Rolling Stone Backs Away from Gang-rape Allegations

On November 19th of this year, Rolling Stone magazine published an account of a brutal gang rape at the University of Virginia in Charlottesville, (also known as UVA). The Rolling Stone piece tells the story of a naïve freshman girl lured to a fraternity party only to be raped by seven men, including one who used a beer bottle after he couldn’t get an erection.

Amit John of Bloomberg news described the response. Outraged students staged a slut-walk to protest “rape culture.” Anonymous vandals defaced the fraternity where the rape allegedly occurred, writing “suspend us” and “center for rape studies.” Virginia’s governor, along with both senators, weighed in on the matter, expressing outrage at the epidemic of sexual assault on campus. For its part, the university suspended all fraternity activity, while it investigates the school’s sexual-assault problem.

But to a small number of critics, the allegations seemed “too good to be true.” The most prominent of these critics, Richard Bradley, enumerated a number of reasons for treating the story with skepticism. The author had not attempted to contact the accused, and had not interviewed any potential witnesses. The accuser was basically anonymous, and the accused were completely anonymous.

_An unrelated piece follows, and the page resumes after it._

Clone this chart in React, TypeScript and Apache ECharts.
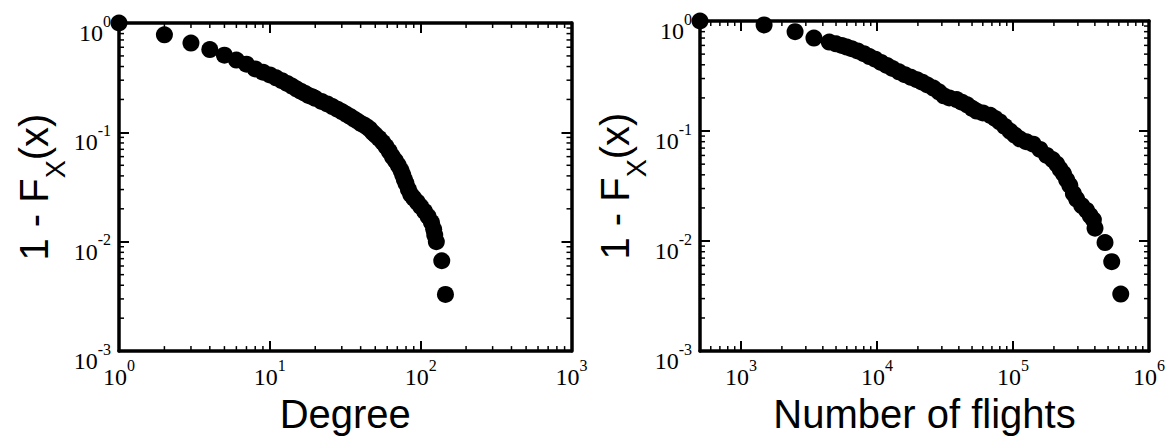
import React, { useEffect, useRef } from "react";
import * as echarts from "echarts";

// ---- data ----
const degreeValues = [
  1, 2, 3, 4, 5, 6, 7, 8, 9, 10, 11, 12, 13, 14, 15, 16, 17, 18, 19, 20, 22, 24, 26, 28, 30, 32, 34, 36, 38,
  40, 42, 44, 46, 48, 50, 53, 56, 59, 62, 65, 68, 71, 74, 76, 78, 80, 83, 86, 90, 95, 100, 106, 112, 118,
  122, 124, 127, 138, 146,
];
const degreeCcdf = [
  1.0, 0.78, 0.655, 0.572, 0.508, 0.458, 0.42, 0.38, 0.355, 0.335, 0.315, 0.297, 0.28, 0.265, 0.25, 0.238,
  0.228, 0.218, 0.212, 0.205, 0.192, 0.182, 0.172, 0.163, 0.155, 0.147, 0.14, 0.133, 0.127, 0.121, 0.117,
  0.112, 0.107, 0.1, 0.095, 0.088, 0.081, 0.074, 0.067, 0.06, 0.055, 0.05, 0.045, 0.041, 0.037, 0.034, 0.03,
  0.027, 0.025, 0.023, 0.021, 0.019, 0.017, 0.015, 0.013, 0.0115, 0.01, 0.0067, 0.0033,
];

const flightValues = [
  500, 1480, 2500, 3440, 4460, 5000, 5500, 6000, 6500, 7200, 8000, 8800, 9700, 10700, 11800, 13000, 14500,
  16000, 17800, 19600, 21500, 23500, 26000, 28500, 31000, 34000, 38500, 42000, 46000, 50000, 54000, 60000,
  68000, 74000, 80000, 87000, 95000, 103000, 112000, 125000, 141000, 158000, 177000, 195000, 210000, 222000,
  235000, 248000, 262000, 278000, 294000, 320000, 348000, 370000, 390000, 401000, 475000, 532000, 620000,
];
const flightCcdf = [
  1.0, 0.92, 0.8, 0.7, 0.643, 0.62, 0.6, 0.58, 0.56, 0.535, 0.505, 0.475, 0.45, 0.42, 0.395, 0.37, 0.345,
  0.325, 0.308, 0.293, 0.278, 0.262, 0.246, 0.227, 0.209, 0.2, 0.193, 0.183, 0.173, 0.161, 0.152, 0.146,
  0.139, 0.13, 0.121, 0.11, 0.1, 0.092, 0.085, 0.08, 0.076, 0.068, 0.06, 0.055, 0.05, 0.045, 0.041, 0.036,
  0.032, 0.027, 0.024, 0.021, 0.019, 0.017, 0.0156, 0.0131, 0.0097, 0.0065, 0.0033,
];

// axis ranges
const leftXRange = [1, 1000];
const rightXRange = [500, 1000000];
const yRange = [0.001, 1];

const xTitleLeft = "Degree";
const xTitleRight = "Number of flights";

// minor tick values (2..9 within each decade of an axis range)
function minorTicks(lo: number, hi: number): number[] {
  const out: number[] = [];
  const multipliers = [2, 3, 4, 5, 6, 7, 8, 9];
  for (let e = Math.floor(Math.log10(lo)); e < Math.ceil(Math.log10(hi)); e++) {
    for (const m of multipliers) {
      const v = m * Math.pow(10, e);
      if (v > lo * 1.0001 && v < hi * 0.9999) out.push(v);
    }
  }
  return out;
}

const serif = "'Liberation Serif', 'Times New Roman', serif";
const sans = "'Liberation Sans', Arial, sans-serif";

function powLabel(v: number): string {
  const l = Math.log10(v);
  const e = Math.round(l);
  if (Math.abs(l - e) > 1e-6) return "";
  return `{b|10}{s|${e}}`;
}

const labelRich = {
  b: { fontFamily: serif, fontSize: 24, color: "#000", lineHeight: 32, verticalAlign: "bottom" },
  s: { fontFamily: serif, fontSize: 16, color: "#000", lineHeight: 12, verticalAlign: "top" },
};

const axisLineStyle = { color: "#000", width: 3.5 };
const majorTick = { show: true, inside: true, length: 10, lineStyle: { color: "#000", width: 2 } };

function makeXAxes(grid: number, range: number[], title: string) {
  const base = {
    gridIndex: grid,
    type: "log",
    logBase: 10,
    min: range[0],
    max: range[1],
    splitLine: { show: false },
    axisLine: { show: true, onZero: false, lineStyle: axisLineStyle },
    axisTick: majorTick,
  };
  return [
    {
      ...base,
      position: "bottom",
      axisLabel: { formatter: powLabel, rich: labelRich, margin: 6, showMinLabel: true, showMaxLabel: true },
      name: title,
      nameLocation: "middle",
      nameGap: 32,
      nameTextStyle: { fontFamily: sans, fontSize: 40, color: "#000" },
    },
    { ...base, position: "top", axisLabel: { show: false } },
  ];
}

const yTitleRich = {
  m: { fontFamily: sans, fontSize: 40, color: "#000", lineHeight: 40, verticalAlign: "top" },
  s: { fontFamily: sans, fontSize: 27, color: "#000", lineHeight: 56, verticalAlign: "bottom" },
};

function makeYAxes(grid: number) {
  const base = {
    gridIndex: grid,
    type: "log",
    logBase: 10,
    min: yRange[0],
    max: yRange[1],
    splitLine: { show: false },
    axisLine: { show: true, onZero: false, lineStyle: axisLineStyle },
    axisTick: majorTick,
  };
  return [
    {
      ...base,
      position: "left",
      axisLabel: {
        formatter: powLabel,
        rich: labelRich,
        margin: 8,
        padding: [12, 0, 0, 0],
        showMinLabel: true,
        showMaxLabel: true,
      },
      name: "{m|1 - F}{s|X}{m|(x)}",
      nameLocation: "middle",
      nameGap: 44,
      nameTextStyle: { rich: yTitleRich },
    },
    { ...base, position: "right", axisLabel: { show: false } },
  ];
}

function minorTickSeries(grid: number, xr: number[]) {
  const data: number[][] = [];
  const xRef = xr[0] * 2;
  const yRef = 0.5;
  for (const v of minorTicks(xr[0], xr[1])) data.push([v, yRef, 0]);
  for (const v of minorTicks(yRange[0], yRange[1])) data.push([xRef, v, 1]);
  return {
    type: "custom",
    xAxisIndex: grid * 2,
    yAxisIndex: grid * 2,
    silent: true,
    z: 1,
    data,
    renderItem: (params: any, api: any) => {
      const cs = params.coordSys;
      const pt = api.coord([api.value(0), api.value(1)]);
      const style = { stroke: "#000", lineWidth: 1.5 };
      const len = 5;
      if (api.value(2) === 0) {
        return {
          type: "group",
          children: [
            { type: "line", shape: { x1: pt[0], y1: cs.y + cs.height, x2: pt[0], y2: cs.y + cs.height - len }, style },
            { type: "line", shape: { x1: pt[0], y1: cs.y, x2: pt[0], y2: cs.y + len }, style },
          ],
        };
      }
      return {
        type: "group",
        children: [
          { type: "line", shape: { x1: cs.x, y1: pt[1], x2: cs.x + len, y2: pt[1] }, style },
          { type: "line", shape: { x1: cs.x + cs.width, y1: pt[1], x2: cs.x + cs.width - len, y2: pt[1] }, style },
        ],
      };
    },
  };
}

export default function App() {
  const ref = useRef<HTMLDivElement>(null);
  useEffect(() => {
    if (!ref.current) return;
    const chart = echarts.init(ref.current, null, { renderer: "svg" });
    const option: any = {
      animation: false,
      backgroundColor: "#fff",
      grid: [
        { left: 119, top: 23, width: 452.5, height: 334 },
        { left: 700, top: 21, width: 449, height: 333 },
      ],
      xAxis: [...makeXAxes(0, leftXRange, xTitleLeft), ...makeXAxes(1, rightXRange, xTitleRight)],
      yAxis: [...makeYAxes(0), ...makeYAxes(1)],
      series: [
        minorTickSeries(0, leftXRange),
        minorTickSeries(1, rightXRange),
        {
          type: "scatter",
          xAxisIndex: 0,
          yAxisIndex: 0,
          symbol: "circle",
          symbolSize: 17,
          itemStyle: { color: "#000", opacity: 1 },
          z: 3,
          data: degreeValues.map((d, i) => [d, degreeCcdf[i]]),
        },
        {
          type: "scatter",
          xAxisIndex: 2,
          yAxisIndex: 2,
          symbol: "circle",
          symbolSize: 17,
          itemStyle: { color: "#000", opacity: 1 },
          z: 3,
          data: flightValues.map((d, i) => [d, flightCcdf[i]]),
        },
      ],
    };
    chart.setOption(option);
    return () => chart.dispose();
  }, []);
  return (
    <div
      ref={ref}
      style={{ position: "fixed", left: 0, top: 0, width: 1176, height: 439, background: "#fff" }}
    />
  );
}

The feminist blogosphere did not take kindly to this skepticism; Jezebel referred to one skeptic as an idiot. Amanda Marcotte compared “rape denial” to Holocaust denial, and Thinkprogress called the skeptics “truthers.”

Unfortunately for the feminist blogosphere, skepticism turned out to be warranted. On Friday, Rolling Stone issued what amounted to a retraction:

To Our Readers:

Last month, Rolling Stone published a story titled "A Rape on Campus" by Sabrina Rubin Erdely, which described a brutal gang rape of a woman named Jackie at a University of Virginia fraternity house; the university's failure to respond to this alleged assault -- and the school's troubling history of indifference to many other instances of alleged sexual assaults. The story generated worldwide headlines and much soul-searching at UVA. University president Teresa Sullivan promised a full investigation and also to examine the way the school responds to sexual assault allegations.

Because of the sensitive nature of Jackie's story, we decided to honor her request not to contact the man she claimed orchestrated the attack on her nor any of the men she claimed participated in the attack for fear of retaliation against her. In the months Erdely spent reporting the story, Jackie neither said nor did anything that made Erdely, or Rolling Stone's editors and fact-checkers, question Jackie's credibility. Her friends and rape activists on campus strongly supported Jackie's account. She had spoken of the assault in campus forums. We reached out to both the local branch and the national leadership of the fraternity where Jackie said she was attacked. They responded that they couldn't confirm or deny her story but had concerns about the evidence. 

In the face of new information, there now appear to be discrepancies in Jackie's account, and we have come to the conclusion that our trust in her was misplaced. We were trying to be sensitive to the unfair shame and humiliation many women feel after a sexual assault and now regret the decision to not contact the alleged assaulters to get their account. We are taking this seriously and apologize to anyone who was affected by the story.

Will Dana
Managing Editor

The UK-based Daily Mail detailed the discrepancies; no party had occurred at the fraternity on the night of the alleged rape, and no fraternity member had worked as a lifeguard at the time of the alleged rape, (the accuser claimed that she and the ringleader had worked as lifeguards at the time of the rape).

Rolling Stone published a story which cursory fact-checking could have easily disproven. Importantly, the author of the piece spent months researching it, yet had missed the massive holes in “Jackie’s” allegations. As the editor of the Weekly World News is alleged to have remarked, “don’t talk yourself out of a good story.”